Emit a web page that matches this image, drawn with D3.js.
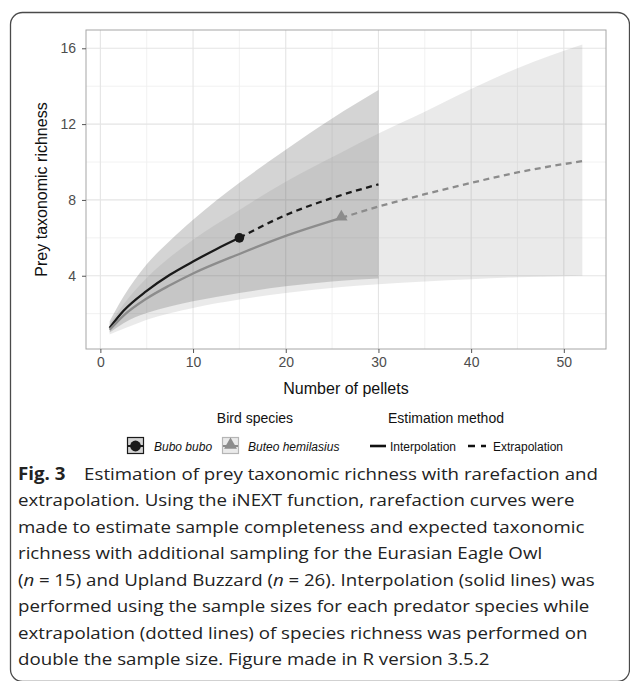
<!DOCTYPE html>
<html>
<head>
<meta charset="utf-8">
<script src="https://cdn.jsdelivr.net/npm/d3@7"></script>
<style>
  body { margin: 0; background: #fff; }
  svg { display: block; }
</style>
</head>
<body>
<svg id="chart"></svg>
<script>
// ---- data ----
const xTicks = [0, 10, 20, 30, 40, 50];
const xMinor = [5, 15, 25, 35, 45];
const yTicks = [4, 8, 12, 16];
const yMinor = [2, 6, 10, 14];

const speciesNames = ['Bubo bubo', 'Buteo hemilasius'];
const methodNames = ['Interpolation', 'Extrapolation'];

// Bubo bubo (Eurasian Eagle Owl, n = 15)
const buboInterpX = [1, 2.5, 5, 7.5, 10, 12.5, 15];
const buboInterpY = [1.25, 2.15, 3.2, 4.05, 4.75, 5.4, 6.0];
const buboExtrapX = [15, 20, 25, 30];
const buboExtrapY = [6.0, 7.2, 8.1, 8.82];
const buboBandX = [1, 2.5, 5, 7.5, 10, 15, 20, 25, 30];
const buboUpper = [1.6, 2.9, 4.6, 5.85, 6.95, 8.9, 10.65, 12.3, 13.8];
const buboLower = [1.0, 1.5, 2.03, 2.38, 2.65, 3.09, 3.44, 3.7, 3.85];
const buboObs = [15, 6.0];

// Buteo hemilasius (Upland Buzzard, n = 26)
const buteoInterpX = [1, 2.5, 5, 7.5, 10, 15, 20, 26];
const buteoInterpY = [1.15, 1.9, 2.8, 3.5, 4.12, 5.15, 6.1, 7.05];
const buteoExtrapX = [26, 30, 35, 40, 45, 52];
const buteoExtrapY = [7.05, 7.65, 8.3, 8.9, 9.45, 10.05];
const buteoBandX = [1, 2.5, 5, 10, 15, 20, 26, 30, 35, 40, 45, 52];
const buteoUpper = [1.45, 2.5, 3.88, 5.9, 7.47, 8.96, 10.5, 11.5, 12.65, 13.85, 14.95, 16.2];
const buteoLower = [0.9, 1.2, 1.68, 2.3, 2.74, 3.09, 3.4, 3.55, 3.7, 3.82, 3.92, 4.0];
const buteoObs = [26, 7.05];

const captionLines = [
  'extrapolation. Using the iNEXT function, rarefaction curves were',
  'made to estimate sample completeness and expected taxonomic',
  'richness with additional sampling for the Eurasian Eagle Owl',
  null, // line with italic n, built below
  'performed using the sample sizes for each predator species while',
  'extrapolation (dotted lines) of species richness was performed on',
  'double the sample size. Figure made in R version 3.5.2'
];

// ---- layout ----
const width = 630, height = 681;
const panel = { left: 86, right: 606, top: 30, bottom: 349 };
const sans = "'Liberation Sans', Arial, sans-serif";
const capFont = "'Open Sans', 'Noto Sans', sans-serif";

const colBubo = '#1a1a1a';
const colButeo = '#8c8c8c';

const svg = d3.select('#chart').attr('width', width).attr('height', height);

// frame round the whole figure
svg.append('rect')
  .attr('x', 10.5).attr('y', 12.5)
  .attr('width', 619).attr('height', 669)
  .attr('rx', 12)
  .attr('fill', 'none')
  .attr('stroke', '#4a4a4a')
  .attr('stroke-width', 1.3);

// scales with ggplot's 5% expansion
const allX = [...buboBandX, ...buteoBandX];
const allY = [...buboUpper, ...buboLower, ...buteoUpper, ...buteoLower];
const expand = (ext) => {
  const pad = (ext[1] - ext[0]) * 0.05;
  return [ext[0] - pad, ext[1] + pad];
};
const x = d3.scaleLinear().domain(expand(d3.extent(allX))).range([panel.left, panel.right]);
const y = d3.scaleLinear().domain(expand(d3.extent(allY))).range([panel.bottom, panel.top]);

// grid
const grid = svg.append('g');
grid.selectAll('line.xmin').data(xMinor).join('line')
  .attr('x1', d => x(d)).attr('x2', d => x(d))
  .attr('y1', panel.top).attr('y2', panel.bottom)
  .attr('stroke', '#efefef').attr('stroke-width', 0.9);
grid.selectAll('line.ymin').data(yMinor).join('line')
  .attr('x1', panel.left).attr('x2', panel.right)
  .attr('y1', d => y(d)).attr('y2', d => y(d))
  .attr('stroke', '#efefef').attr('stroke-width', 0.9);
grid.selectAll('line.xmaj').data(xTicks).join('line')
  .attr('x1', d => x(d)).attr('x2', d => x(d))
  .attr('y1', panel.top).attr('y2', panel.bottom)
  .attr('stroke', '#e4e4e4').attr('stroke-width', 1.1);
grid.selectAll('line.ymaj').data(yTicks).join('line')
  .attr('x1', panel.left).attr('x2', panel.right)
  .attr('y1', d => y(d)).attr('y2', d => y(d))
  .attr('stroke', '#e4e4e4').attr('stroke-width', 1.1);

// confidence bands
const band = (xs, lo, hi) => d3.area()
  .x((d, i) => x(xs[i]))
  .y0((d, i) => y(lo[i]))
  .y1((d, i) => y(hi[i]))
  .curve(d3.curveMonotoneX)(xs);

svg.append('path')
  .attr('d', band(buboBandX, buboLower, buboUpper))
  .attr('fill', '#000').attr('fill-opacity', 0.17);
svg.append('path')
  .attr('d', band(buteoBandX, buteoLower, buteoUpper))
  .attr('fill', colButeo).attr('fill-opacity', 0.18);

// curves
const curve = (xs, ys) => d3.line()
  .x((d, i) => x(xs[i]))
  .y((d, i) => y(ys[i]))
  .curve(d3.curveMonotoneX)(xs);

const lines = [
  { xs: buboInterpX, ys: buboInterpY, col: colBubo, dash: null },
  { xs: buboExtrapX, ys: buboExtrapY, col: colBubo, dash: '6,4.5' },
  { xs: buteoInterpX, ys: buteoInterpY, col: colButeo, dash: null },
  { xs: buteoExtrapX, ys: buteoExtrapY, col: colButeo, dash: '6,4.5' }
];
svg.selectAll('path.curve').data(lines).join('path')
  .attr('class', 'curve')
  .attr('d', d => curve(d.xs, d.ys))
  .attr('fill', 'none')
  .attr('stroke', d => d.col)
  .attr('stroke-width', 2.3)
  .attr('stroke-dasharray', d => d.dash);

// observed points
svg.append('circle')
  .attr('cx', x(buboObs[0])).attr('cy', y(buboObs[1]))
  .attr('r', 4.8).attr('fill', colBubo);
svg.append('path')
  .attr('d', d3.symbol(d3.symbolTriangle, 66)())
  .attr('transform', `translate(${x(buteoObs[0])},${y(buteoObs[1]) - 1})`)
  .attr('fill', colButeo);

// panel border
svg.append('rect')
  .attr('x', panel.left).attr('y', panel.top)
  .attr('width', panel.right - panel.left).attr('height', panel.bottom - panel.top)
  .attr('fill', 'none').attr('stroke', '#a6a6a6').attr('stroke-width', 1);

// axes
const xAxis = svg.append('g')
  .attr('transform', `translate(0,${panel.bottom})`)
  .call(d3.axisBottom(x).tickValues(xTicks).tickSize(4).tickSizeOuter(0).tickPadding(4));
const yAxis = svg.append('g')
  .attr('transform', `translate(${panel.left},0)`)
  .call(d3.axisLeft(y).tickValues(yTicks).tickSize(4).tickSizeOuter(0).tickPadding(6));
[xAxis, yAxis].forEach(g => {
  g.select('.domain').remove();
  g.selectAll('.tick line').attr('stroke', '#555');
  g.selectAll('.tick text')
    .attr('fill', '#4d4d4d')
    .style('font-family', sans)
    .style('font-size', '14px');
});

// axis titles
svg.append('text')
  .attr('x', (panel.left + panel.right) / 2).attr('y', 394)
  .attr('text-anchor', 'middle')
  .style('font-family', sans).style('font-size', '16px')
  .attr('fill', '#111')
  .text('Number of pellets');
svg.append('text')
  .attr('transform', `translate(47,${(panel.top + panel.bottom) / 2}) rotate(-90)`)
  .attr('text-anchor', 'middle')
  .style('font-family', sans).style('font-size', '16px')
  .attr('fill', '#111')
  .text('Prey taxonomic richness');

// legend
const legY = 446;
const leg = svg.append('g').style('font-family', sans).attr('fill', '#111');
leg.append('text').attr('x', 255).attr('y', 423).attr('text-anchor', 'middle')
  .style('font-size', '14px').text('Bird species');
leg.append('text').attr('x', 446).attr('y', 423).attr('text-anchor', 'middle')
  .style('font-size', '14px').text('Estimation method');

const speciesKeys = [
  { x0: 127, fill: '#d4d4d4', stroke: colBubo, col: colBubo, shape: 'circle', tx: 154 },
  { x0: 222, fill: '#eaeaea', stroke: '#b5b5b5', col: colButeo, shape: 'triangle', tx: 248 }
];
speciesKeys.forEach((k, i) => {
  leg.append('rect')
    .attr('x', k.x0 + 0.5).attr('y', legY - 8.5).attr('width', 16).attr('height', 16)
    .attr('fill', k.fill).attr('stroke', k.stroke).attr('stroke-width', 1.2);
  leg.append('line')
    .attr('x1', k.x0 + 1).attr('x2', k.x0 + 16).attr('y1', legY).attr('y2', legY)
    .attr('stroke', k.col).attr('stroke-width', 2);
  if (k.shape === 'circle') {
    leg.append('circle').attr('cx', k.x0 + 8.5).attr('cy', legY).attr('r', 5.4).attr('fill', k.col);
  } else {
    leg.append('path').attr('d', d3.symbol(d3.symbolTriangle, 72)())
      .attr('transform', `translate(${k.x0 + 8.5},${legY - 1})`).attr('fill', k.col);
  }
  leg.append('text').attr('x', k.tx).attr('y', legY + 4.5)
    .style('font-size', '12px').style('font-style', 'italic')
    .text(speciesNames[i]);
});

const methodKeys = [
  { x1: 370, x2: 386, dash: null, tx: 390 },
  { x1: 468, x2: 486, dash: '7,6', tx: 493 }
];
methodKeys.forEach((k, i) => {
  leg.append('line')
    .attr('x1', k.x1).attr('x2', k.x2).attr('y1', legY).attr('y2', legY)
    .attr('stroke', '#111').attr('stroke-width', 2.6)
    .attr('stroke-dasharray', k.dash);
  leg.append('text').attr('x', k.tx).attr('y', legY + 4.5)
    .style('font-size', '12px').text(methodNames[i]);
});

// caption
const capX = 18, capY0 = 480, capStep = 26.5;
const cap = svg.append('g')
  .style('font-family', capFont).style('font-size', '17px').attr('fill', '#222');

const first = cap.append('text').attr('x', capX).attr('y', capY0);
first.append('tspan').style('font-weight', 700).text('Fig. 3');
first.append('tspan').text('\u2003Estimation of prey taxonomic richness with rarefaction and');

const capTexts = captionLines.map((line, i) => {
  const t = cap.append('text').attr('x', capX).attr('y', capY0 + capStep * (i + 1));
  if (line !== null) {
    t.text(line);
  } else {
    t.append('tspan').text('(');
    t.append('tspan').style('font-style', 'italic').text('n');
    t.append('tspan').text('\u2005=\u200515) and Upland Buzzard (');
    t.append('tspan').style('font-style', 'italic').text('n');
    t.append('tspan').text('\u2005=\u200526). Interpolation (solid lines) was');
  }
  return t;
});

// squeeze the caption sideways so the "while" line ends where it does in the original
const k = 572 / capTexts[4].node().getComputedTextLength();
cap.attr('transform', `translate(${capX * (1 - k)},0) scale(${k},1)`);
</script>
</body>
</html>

★ ★ ★

» SHORT PROBLEM: Check every line for "with" and show the ones that have it.

» FINISHED EXERCISE:
Emit a web page that matches this image, drawn with D3.js.
  'richness with additional sampling for the Eurasian Eagle Owl',
  null, // line with italic n, built below
// scales with ggplot's 5% expansion
first.append('tspan').text('\u2003Estimation of prey taxonomic richness with rarefaction and');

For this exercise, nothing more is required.